Resources available for students affected by the shootings

Karina Mara

Teen Line is an example of some of the resources that offer support and advice to teens who have been mentally and emotionally affected by the recent Marjory Stoneman Douglas High School shooting on Feb. 14.

While the Parkland shooting has placed the spotlight on gun laws, many teenagers have been affected psychologically and mentally. To those who need help and support, many institutions and programs are available. These programs focus on aiding student traumatized by the incident. These groups provide several forms of help, such as group counseling, individual counseling, therapeutic methods and quick access to someone to talk to.

Teen line

From 6-10 p.m., the non-profit hotline takes in calls, messages, and emails, all answered by teenage volunteers supervised by mental health professionals. Having other teenagers on the line helps keep the situation and overall conversation easy going, just like a typical time with a friend. These teenagers are willing to listen to any problems and they intend to provide guidance and open up options in order to reach the best solution or decision.

Call: (310) 855-HOPE

Text: 839863 with: “Teen”

Email and Message Board: Go to website,

Polaris Teen Center:

This is a 24/7 residential facility for teenagers to stay and a safe space for recovery from traumatic events. In here, teenagers may receive one-on-one treatment specifically modified to fit their needs. There are a variety of therapy such as group therapy which may be beneficial to teenagers who don’t want to feel alone and also want to find other teens in similar situation. Even outdoor-oriented therapies like surfing are offered.

Call: (844)-836-0222

Locations: 19554 Wells Dr, Tarzana, CA 91356

                    4670 Encino Ave. Encino, CA 91316



Adelpha Psychiatric Group:

Open from 8-4:30 p.m. Mon. to Fri. and Sat. by appointment, this facility administer patients with serious mental health issues like eating disorder, major depression, PTSD, griefing, which are all taken care of by professionals doctors through psychotherapy, medications and even optional contact with therapy dogs. This place is approximately a seven-minute walk from school, therefore if you need and want a nearby facility to approach, you can make an appointment online or call and visit the place.


Call: 818-643-5082

Online appointment:

Address: 6345 Balboa Boulevard Suite 199 Encino, CA 91316

School Contact:

Eliana Lichtman– School Psychologist:

Students in crisis may confront the school psychologist Eliana Lichtman who can do an evaluation to determine if a referral to a hospital for is needed or contact to the psychiatric emergency response team or provide resources.

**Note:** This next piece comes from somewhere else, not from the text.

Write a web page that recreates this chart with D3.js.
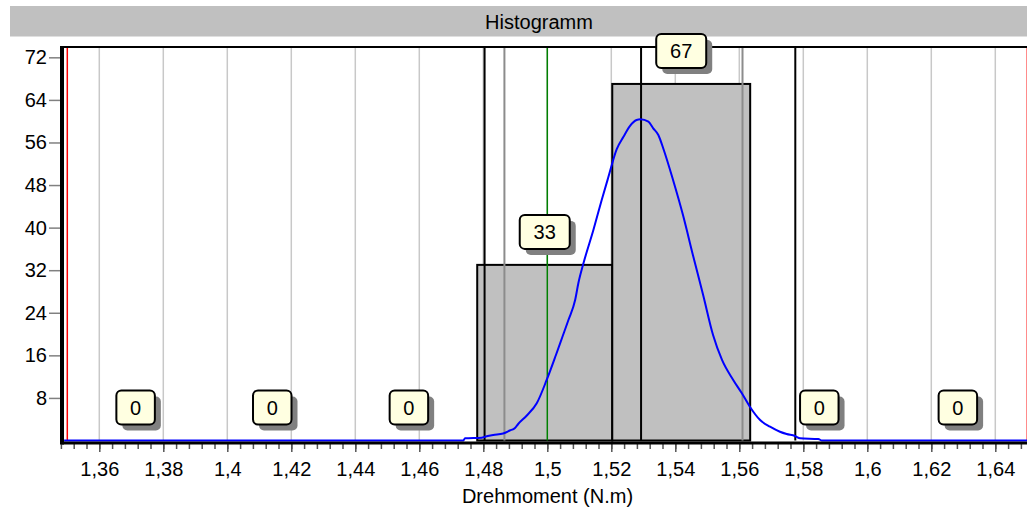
<!DOCTYPE html>
<html lang="de">
<head>
  <meta charset="UTF-8">
  <title>Histogramm</title>
  <script src="https://d3js.org/d3.v7.min.js"></script>
  <style>
    body { margin: 0; background: #fff; }
    svg { display: block; font-family: Arial, "Liberation Sans", sans-serif; }
  </style>
</head>
<body>
<div id="chart"></div>
<script>
  // histogram classes (N.m) and counts
  const binEdges = [1.35, 1.3927, 1.4354, 1.4781, 1.5203, 1.5634, 1.6066, 1.65];
  const binCounts = [0, 0, 0, 33, 67, 0, 0];

  // blue distribution curve
  const curveX = [1.349, 1.4737, 1.4743, 1.4795, 1.4805, 1.4831, 1.4862, 1.4883, 1.4899, 1.4909,
    1.4936, 1.4967, 1.4998, 1.5027, 1.5046, 1.5066, 1.5087, 1.5097, 1.5113, 1.5144,
    1.5170, 1.5190, 1.5217, 1.5238, 1.5258, 1.5279, 1.5291, 1.5316, 1.5331, 1.5347,
    1.5363, 1.5393, 1.5424, 1.5455, 1.5487, 1.5518, 1.5546, 1.5581, 1.5608, 1.5633,
    1.5665, 1.5696, 1.5727, 1.5748, 1.5774, 1.5790, 1.5847, 1.5858, 1.651];
  const curveY = [0, 0, 0.41, 0.53, 0.71, 1.03, 1.32, 1.88, 2.35, 3.10,
    4.70, 6.99, 11.37, 16.07, 19.26, 22.64, 26.40, 29.54, 33.30, 39.55,
    45.19, 49.32, 54.77, 57.08, 59.09, 60.22, 60.35, 59.90, 58.66, 57.40,
    54.77, 48.95, 42.37, 34.86, 27.34, 19.82, 15.13, 11.37, 8.87, 6.35,
    3.85, 2.59, 1.65, 1.22, 0.85, 0.41, 0.28, 0, 0];

  // vertical marker lines
  const specLimits = [1.35, 1.65];          // red
  const nominalValue = [1.5];               // green
  const blackLines = [1.4804, 1.5293, 1.5775];
  const grayLines = [1.4866, 1.5610];

  const xTicks = [1.36, 1.38, 1.40, 1.42, 1.44, 1.46, 1.48, 1.50, 1.52, 1.54, 1.56, 1.58, 1.60, 1.62, 1.64];
  const yTicks = [8, 16, 24, 32, 40, 48, 56, 64, 72];

  const width = 1027, height = 510;
  const plotLeft = 62, plotTop = 47, plotBottom = 440.5;
  const fontSize = "20px";

  let xScale = d3.scaleLinear().domain([1.36, 1.64]).range([99.3, 995.3]);
  let yScale = d3.scaleLinear().domain([0, 73.94]).range([plotBottom, plotTop]);

  let fmt = d => String(+d.toFixed(2)).replace(".", ",");

  let svg = d3.select("#chart").append("svg")
    .attr("width", width)
    .attr("height", height);

  // title band
  svg.append("rect").attr("x", 10).attr("y", 6).attr("width", 1100).attr("height", 30.5).attr("fill", "#c0c0c0");
  svg.append("text").attr("x", 539).attr("y", 28.5).attr("text-anchor", "middle")
    .style("font-size", fontSize).text("Histogramm");

  // grid lines
  svg.append("g").selectAll("line").data(xTicks).join("line")
    .attr("x1", d => xScale(d)).attr("x2", d => xScale(d))
    .attr("y1", plotTop).attr("y2", plotBottom)
    .attr("stroke", "#c8c8c8").attr("stroke-width", 1.5);

  // bars
  let bins = binCounts.map((c, i) => ({ x0: binEdges[i], x1: binEdges[i + 1], count: c }));
  svg.append("g").selectAll("rect").data(bins.filter(b => b.count > 0)).join("rect")
    .attr("x", d => xScale(d.x0))
    .attr("y", d => yScale(d.count))
    .attr("width", d => xScale(d.x1) - xScale(d.x0))
    .attr("height", d => yScale(0) - yScale(d.count))
    .attr("fill", "#c0c0c0")
    .attr("stroke", "black")
    .attr("stroke-width", 2);

  function vLines(values, color, w) {
    svg.append("g").selectAll("line").data(values).join("line")
      .attr("x1", d => xScale(d)).attr("x2", d => xScale(d))
      .attr("y1", plotTop).attr("y2", plotBottom)
      .attr("stroke", color).attr("stroke-width", w);
  }
  vLines(grayLines, "#8c8c8c", 2);
  vLines(blackLines, "black", 2);
  vLines(nominalValue, "#008000", 1.5);
  vLines(specLimits, "red", 1.5);

  // curve
  let line = d3.line()
    .x(d => xScale(d[0]))
    .y(d => yScale(d[1]))
    .curve(d3.curveMonotoneX);
  svg.append("path")
    .datum(curveX.map((x, i) => [x, curveY[i]]))
    .attr("d", line)
    .attr("fill", "none")
    .attr("stroke", "#0000ff")
    .attr("stroke-width", 2);

  // x axis: minor ticks, then major ticks with labels
  let minorTicks = d3.range(0, 76).map(i => 1.348 + i * 0.004).filter(v => v < 1.6505);
  let xMinor = svg.append("g").attr("transform", "translate(0,443)")
    .call(d3.axisBottom(xScale).tickValues(minorTicks).tickSize(6).tickFormat(""));
  xMinor.select(".domain").remove();
  xMinor.selectAll(".tick line").attr("stroke", "#555").attr("stroke-width", 1.5);

  let xAxis = svg.append("g").attr("transform", "translate(0,443)")
    .call(d3.axisBottom(xScale).tickValues(xTicks).tickSize(9).tickPadding(10).tickSizeOuter(0).tickFormat(fmt));
  xAxis.select(".domain").remove();
  xAxis.selectAll(".tick line").attr("stroke", "#555").attr("stroke-width", 1.5);
  xAxis.selectAll("text").style("font-size", fontSize).attr("fill", "black");
  svg.append("line").attr("x1", plotLeft).attr("x2", width).attr("y1", 443).attr("y2", 443)
    .attr("stroke", "black").attr("stroke-width", 3);

  svg.append("text").attr("x", 547.5).attr("y", 503).attr("text-anchor", "middle")
    .style("font-size", fontSize).text("Drehmoment (N.m)");

  // y axis
  let yAxis = svg.append("g").attr("transform", `translate(${plotLeft},0)`)
    .call(d3.axisLeft(yScale).tickValues(yTicks).tickSize(13).tickPadding(2).tickSizeOuter(0));
  yAxis.select(".domain").remove();
  yAxis.selectAll(".tick line").attr("stroke", "#808080").attr("stroke-width", 1.5);
  yAxis.selectAll("text").style("font-size", fontSize).attr("fill", "black");
  svg.append("line").attr("x1", plotLeft).attr("x2", plotLeft).attr("y1", plotTop - 1).attr("y2", 444.5)
    .attr("stroke", "black").attr("stroke-width", 4);

  // top border
  svg.append("line").attr("x1", plotLeft).attr("x2", width).attr("y1", plotTop).attr("y2", plotTop)
    .attr("stroke", "black").attr("stroke-width", 2);

  // count labels above each class
  let labels = svg.append("g").selectAll("g").data(bins).join("g")
    .attr("transform", d => `translate(${xScale((d.x0 + d.x1) / 2)},${yScale(d.count) - 33})`);
  let boxW = d => 27 + 11.5 * String(d.count).length;
  labels.append("rect")
    .attr("x", d => -boxW(d) / 2 + 6).attr("y", -17 + 6)
    .attr("width", boxW).attr("height", 34).attr("rx", 5)
    .attr("fill", "#808080");
  labels.append("rect")
    .attr("x", d => -boxW(d) / 2).attr("y", -17)
    .attr("width", boxW).attr("height", 34).attr("rx", 5)
    .attr("fill", "#ffffe1").attr("stroke", "black").attr("stroke-width", 2);
  labels.append("text")
    .attr("text-anchor", "middle").attr("y", 7)
    .style("font-size", fontSize)
    .text(d => d.count);
</script>
</body>
</html>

Location: Cafeteria hallway next to the restrooms

Available: Monday- Thursdays

JoAnne Tuell– Psychiatric Social Worker:

Students experiencing a variety of issues such as depression, grief, stress, past traumas, anxiety, which has been more frequent since the shootings, and other problems may come up to JoAnne Tuell, the psychiatric social worker at school, for some help. A confidential space will be available for the student to be able to openly talk about problems currently being dealt with. If the student wishes to continue counseling after the first meeting, a parental consent will be needed.

Location: First door to the right in the cafeteria hallway.

Available: Monday-Wednesday 7:30 a.m – 4:00 p.m., Friday 7:30-11:30 a.m.

There are also two social worker interns supervised by Tuell across her room.

Amy Chow-

Available: Monday and Wednesday 7:30 a.m. – 4:00 p.m.

Mary Morra-

Available: Wednesday 7:30 a.m. – 4:00 p.m.

National Child Traumatic Stress Network:

These are some easy procedures for quick relief when you feel distress and need to relax. It may be useful when you’re stuck in inconvenient moments and may also be used on a daily basis. Using these tips may also improve living conditions, such as better sleep and concentration.

This page also gives better understanding on how shootings affect people psychologically:

CA Youth Crisis Line:

The California Youth Crisis Line is open 24/7 and is an emergency response system accessible throughout the state for children ages 12-24. The system deals with crisis ranging from suicidal thoughts to trauma to human trafficking and to any youth-related problems. On the receiving end will be a professional staff or volunteer counselor who will listen to your problems. They can also give out information on local resources that may be beneficial to you. You do not have to wait for another day or another time to have your crisis be heard. Just call right away.


Call: 1-800-843-5200

Chat online:

Youth Yellow Pages:

This is a booklet that contains a list of resources by region pertaining to issues that teens may have, whether it be bullying, depression, violence, etc. The regions are not limited to the San Fernando Valley area but open throughout California. This copy is for free and available at the resource desk across counselor Martina Torres’ office, or provided by Torres.